URSULA GAUTHIER

ET ILS AURONT BEAUCOUP DE PETITS INTERNAUTES

Les amants du Web

Un tiers des usagers d'Internet ont entre 15 et 24 ans, l'âge des premières amours. La mondialisation des coeurs est en marche...


C'est une histoire d'amour et de cybernétique, une histoire de toujours qui n'aurait pas pu se produire autrefois. En 1996, Gérald L., 24 ans, assistant trader, perfectionne son italien sur IRC (Internet Relais Chat, le réseau du dialogue en direct). En quelques clics de souris, il rencontre Juliana, jeune avocate brésilienne de 21 ans. La magie du Web efface 10 000 kilomètres. Quelques « pianotis » de plus leur révèlent leurs affinités, les transforment en interlocuteurs privilégiés qui se laissent aller aux confidences. Car sur le Web, on se dit tout et sans tabou. Du dernier Coppola à leurs convictions religieuses, en passant, pourquoi pas, par les positions du Kama-sutra. Tout cela dans un savant désordre, dont sont spécialistes les surfeurs aguerris. « Avec le dialogue virtuel, s'enflamme Gérald, le coeur a ses raisons que la raison connaît. On aime l'autre pour ce qu'il pense, ce qu'il est, sans être aveuglé par son image. » Certains, bien sûr, profitent de l'anonymat de l'écran pour se masquer mais les mensonges, dit-il, ne résistent pas à la durée des correspondances.
Arrive donc le jour où, se connaissant si bien, ils désirent lever le voile : « Nous avons échangé des photos, raconte Gérald.
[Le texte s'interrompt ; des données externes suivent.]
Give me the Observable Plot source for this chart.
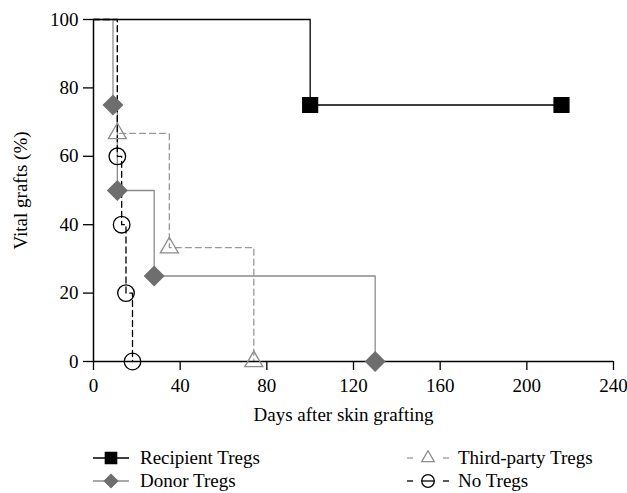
<!DOCTYPE html>
<html><head><meta charset="utf-8">
<script src="https://cdn.jsdelivr.net/npm/d3@7"></script>
<script src="https://cdn.jsdelivr.net/npm/@observablehq/plot@0.6"></script>
<style>
body{margin:0;background:#fff;font-family:"Liberation Serif",serif;}
#legend{position:relative;width:627px;height:58px;font-size:19px;color:#000;}
.item{position:absolute;height:24px;}
.item svg{position:absolute;left:0;top:0;}
.item span{position:absolute;top:0;line-height:24px;white-space:nowrap;}
</style></head><body>
<div id="chart"></div><div id="legend"></div>
<script>
// ---- data ----
const seriesNames = ["Recipient Tregs", "Donor Tregs", "Third-party Tregs", "No Tregs"];
const recipientDays = [0, 100, 216];
const recipientVital = [100, 75, 75];
const donorDays = [0, 9, 11, 28, 130];
const donorVital = [100, 75, 50, 25, 0];
const thirdDays = [0, 11, 35, 74];
const thirdVital = [100, 66.7, 33.3, 0];
const noDays = [0, 11, 13, 15, 18];
const noVital = [100, 60, 40, 20, 0];
const xTicks = [0, 40, 80, 120, 160, 200, 240];
const yTicks = [0, 20, 40, 60, 80, 100];
const xLabel = "Days after skin grafting";
const yLabel = "Vital grafts (%)";

// ---- styles ----
const styles = {
  "Recipient Tregs": {stroke: "#000", dash: null, symbol: "square", fill: "#000", mstroke: "#000", r: 8.4, lr: 6.4},
  "Donor Tregs": {stroke: "#8c8c8c", dash: null, symbol: "diamond2", fill: "#6e6e6e", mstroke: "#6e6e6e", r: 8.6, lr: 6},
  "Third-party Tregs": {stroke: "#999", dash: "6,4", symbol: "triangle2", fill: "none", mstroke: "#8c8c8c", r: 8.6, lr: 6},
  "No Tregs": {stroke: "#000", dash: "6,4", symbol: "circle", fill: "none", mstroke: "#000", r: 8.3, lr: 6.3}
};
const dayArrays = [recipientDays, donorDays, thirdDays, noDays];
const vitalArrays = [recipientVital, donorVital, thirdVital, noVital];
const rows = [];
seriesNames.forEach((s, k) => dayArrays[k].forEach((d, i) => rows.push({series: s, day: d, vital: vitalArrays[k][i], idx: i})));

const drawOrder = ["Donor Tregs", "Third-party Tregs", "No Tregs", "Recipient Tregs"];
const lineMarks = drawOrder.map(s => Plot.line(rows.filter(r => r.series === s), {
  x: "day", y: "vital", curve: "step-after", stroke: styles[s].stroke,
  strokeDasharray: styles[s].dash, strokeWidth: 1.3
}));
const dotMarks = drawOrder.map(s => Plot.dot(rows.filter(r => r.series === s && r.idx > 0), {
  x: "day", y: "vital", symbol: () => styles[s].symbol, r: styles[s].r,
  fill: styles[s].fill, stroke: styles[s].mstroke, strokeWidth: 1.3
}));

const chart = Plot.plot({
  width: 627, height: 435,
  marginLeft: 93, marginRight: 14, marginTop: 19, marginBottom: 74,
  style: {fontFamily: "Liberation Serif", fontSize: "19px", color: "#000", background: "#fff"},
  x: {domain: [0, 240]},
  y: {domain: [0, 100]},
  symbol: {type: "identity"},
  marks: [
    Plot.axisX({ticks: xTicks, tickSize: 9, tickPadding: 8, label: null, strokeWidth: 1.3}),
    Plot.axisY({ticks: yTicks, tickSize: 10, tickPadding: 5, label: null, strokeWidth: 1.3}),
    Plot.text([xLabel], {frameAnchor: "bottom", dy: 53, dx: -10, text: d => d, fontSize: 19, lineAnchor: "middle"}),
    Plot.text([yLabel], {frameAnchor: "left", dx: -73, rotate: -90, text: d => d, fontSize: 19, lineAnchor: "middle", textAnchor: "middle"}),
    ...lineMarks,
    Plot.ruleY([0], {stroke: "#000", strokeWidth: 1.5}),
    Plot.ruleX([0], {stroke: "#000", strokeWidth: 1.5}),
    ...dotMarks
  ]
});
document.getElementById("chart").appendChild(chart);

// ---- legend ----
const legend = d3.select("#legend");
const legendPos = {
  "Recipient Tregs": {left: 93, top: 11, w: 36, text: 47},
  "Donor Tregs": {left: 93, top: 34, w: 36, text: 47},
  "Third-party Tregs": {left: 407, top: 11, w: 42, text: 51},
  "No Tregs": {left: 407, top: 34, w: 42, text: 51}
};
seriesNames.forEach(s => {
  const p = legendPos[s], st = styles[s];
  const item = legend.append("div").attr("class", "item").style("left", p.left + "px").style("top", p.top + "px").style("width", "240px");
  const svg = item.append("svg").attr("width", p.w).attr("height", 24);
  const cx = p.w / 2;
  if (st.dash) {
    svg.append("line").attr("x1", 0).attr("x2", 6).attr("y1", 12).attr("y2", 12).attr("stroke", st.stroke).attr("stroke-width", 1.3);
    svg.append("line").attr("x1", p.w - 6).attr("x2", p.w).attr("y1", 12).attr("y2", 12).attr("stroke", st.stroke).attr("stroke-width", 1.3);
    if (st.symbol === "circle") svg.append("line").attr("x1", cx - st.lr).attr("x2", cx + st.lr).attr("y1", 12).attr("y2", 12).attr("stroke", st.stroke).attr("stroke-width", 1.3);
  } else {
    svg.append("line").attr("x1", 0).attr("x2", p.w).attr("y1", 12).attr("y2", 12).attr("stroke", st.stroke).attr("stroke-width", 1.5);
  }
  const symMap = {square: d3.symbolSquare, diamond2: d3.symbolDiamond2, triangle2: d3.symbolTriangle2, circle: d3.symbolCircle};
  svg.append("path").attr("d", d3.symbol(symMap[st.symbol], Math.PI * st.lr * st.lr)())
    .attr("transform", `translate(${cx},12)`).attr("fill", st.fill).attr("stroke", st.mstroke).attr("stroke-width", 1.3);
  item.append("span").style("left", p.text + "px").text(s);
});
</script>
</body></html>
Mon meilleur ami Tony croyait à une plaisanterie tant Juliana semblait jolie ! » Le bonheur platonique n'a qu'un temps. La force de cette passion désincarnée ne peut suppléer l'aspiration des sens. Après dix mois d'amour virtuel, Juliana débarque à Paris le 4 juillet 1997. Leur première rencontre a des allures de retrouvailles. Leur complicité passe l'épreuve de la réalité. Les tourtereaux d'Internet se mettent à rêver de fonder une famille. Gérald se rend à son tour à Goiânia, au centre du Brésil, pour rencontrer les parents de Juliana. Les amants du Web se marieront fin 1998 et auront beaucoup de petits internautes... En attendant, Gérald et Juliana se donnent des rendez-vous électroniques quotidiens. Une heure trente chaque soir, des nuits entières les vendredis et samedis. « Je la vois tous les soirs », dit-il ! Plus prosaïque, il ajoute : « Pour 500 francs par mois, on ne peut pas trouver mieux ! »
Dialoguer sur le Net peut facilement devenir une drogue. D'autant que les prix sont attractifs. Une raison de plus pour s'en donner à coeur joie. « On s'e-mail ? », entend-on dans la bouche des ados à la sortie des lycées. L'amour virtuel s'offre à eux comme les Carambar de leur enfance. « Ils sont de plus en plus nombreux à passer des heures sur IRC », confirme Cécile, l'animatrice du Webbar, un des premiers cybercafés parisiens. En un an, le nombre d'internautes a plus que doublé. La planète en compte aujourd'hui 80 millions, dont près de 3 millions de Français. Un tiers des usagers ont entre 15 et 24 ans (1), l'âge des premières amours. La mondialisation des coeurs est en marche.
Revers de la médaille, la « cyberdépendance ». Mettra-t-elle les amants électroniques en danger quand un banal lit conjugal remplacera l'écran magique de leurs nuits blanches ? Les sirènes de la « toile » (2) n'envoûteront pas Gérald et Juliana. C'est promis : quand ils vivront ensemble, ils oublieront le Net !

(1) 28% précisément. Ce chiffre, publié pour la première fois par la presse française, est tiré de l'étude « Médiangles on line », réalisée en mai 1998.
(2) World Wide Web (WWW) : littéralement, « toile d'araignée mondiale », souvent abrégé par Web.